As the market leader, Cusato is the face of City National in San Diego, representing the institution at various events. The Los Angeles-based bank was founded nearly sixty years ago in Beverly Hills and is the largest bank headquartered in Southern California. Its 77 offices are primarily on the West Coast, but are also located in, Nevada, New York City, Nashville and Atlanta. Forbes recently ranked City National as the nation's 47th-largest and 26th-best bank -- ahead of No. 84 Wells Fargo (NYSE: WFC) and No. 86 Bank of America (NYSE: BAC) in the latter category.

“We're basically a private and business bank, exclusively. But within those business segments, we have a number of niches and specialties,” Cusato said. “We're a large entertainment (industry) bank. But, if you look at the general business climate in San Diego, which isn't entertainment driven, we really specialize in (complementing) good management.”

Cusato said City National likes to focus on management teams the bank considers A-plus, as opposed to merely taking as a client any company in a particular industry sector. Cusato said that the health care industry is one of City National's principal niches in San Diego County.

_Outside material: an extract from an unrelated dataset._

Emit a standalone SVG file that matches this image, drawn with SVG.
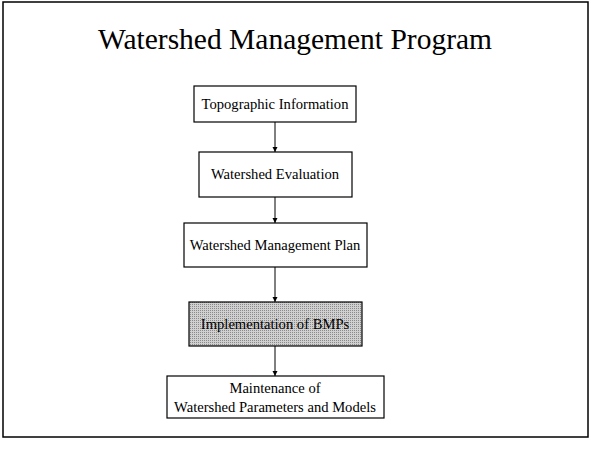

Prior to joining City National a decade ago, Cusato spent 10 years with Imperial Bank/Comerica. He began his banking career at about the time Congress passed The Depository Institutions Deregulation and Monetary Control (DIDMCA) Act of 1980.

“I saw that financial institutions would be in more of a marketing position than they had historically been in the past, so it allowed me to utilize my marketing degree as well as my finance degree,” Cusato said.

Cusato said that the banking industry has come a long way since the financial crisis of 2008.

“One of the things I see (in the aftermath) is a lot of companies definitely showing strong financial results; performance. On the other hand, the competitive landscape is as strong as it ever was. So, we have both of those factors in play, but it seems to be pretty stable.

According to Cusato, City National not only weathered the last recession, it succeeded in spite of it.

“One of the advantages (City National) had is that through the recession, we did not take a quarterly loss. We're in our 82nd consecutive profitable quarter and our 20th consecutive profitable year," he said. "So we were in a unique position that, while some institutions found themselves having to focus inwardly, we could continue to deliver to the client. So, we were able to actually grab market share.”

At press time, the U.S. Government is in shutdown mode and another financial crisis and recession is potentially looming. Both circumstances have the attention of Cusato and bankers worldwide.

“If they're going to furlough that many workers and disrupt that many businesses, sooner or later it's going to take its toll on the economy. And, as a financial services provider for San Diego County, we will feel that pinch,” Cusato said.

“I don't know what the worst eventuality is, but in the short-term, the medium-term, we (at City National) always look at our portfolio to see how much sensitivity we're going to have (relative) to that kind of interruption of payments.”

Cusato cited DoD contractors declared non-essential, defense-industry subcontractors and health care providers that rely on federal funding in some areas as those in San Diego that could be among the most vulnerable to an ongoing stalemate in Washington.

“We're constantly looking at that and if it doesn't last too long, we'll be OK from a portfolio perspective in San Diego, but everybody's got their limit,” Cusato said. “I'm optimistic. I think we'll get it sorted out.”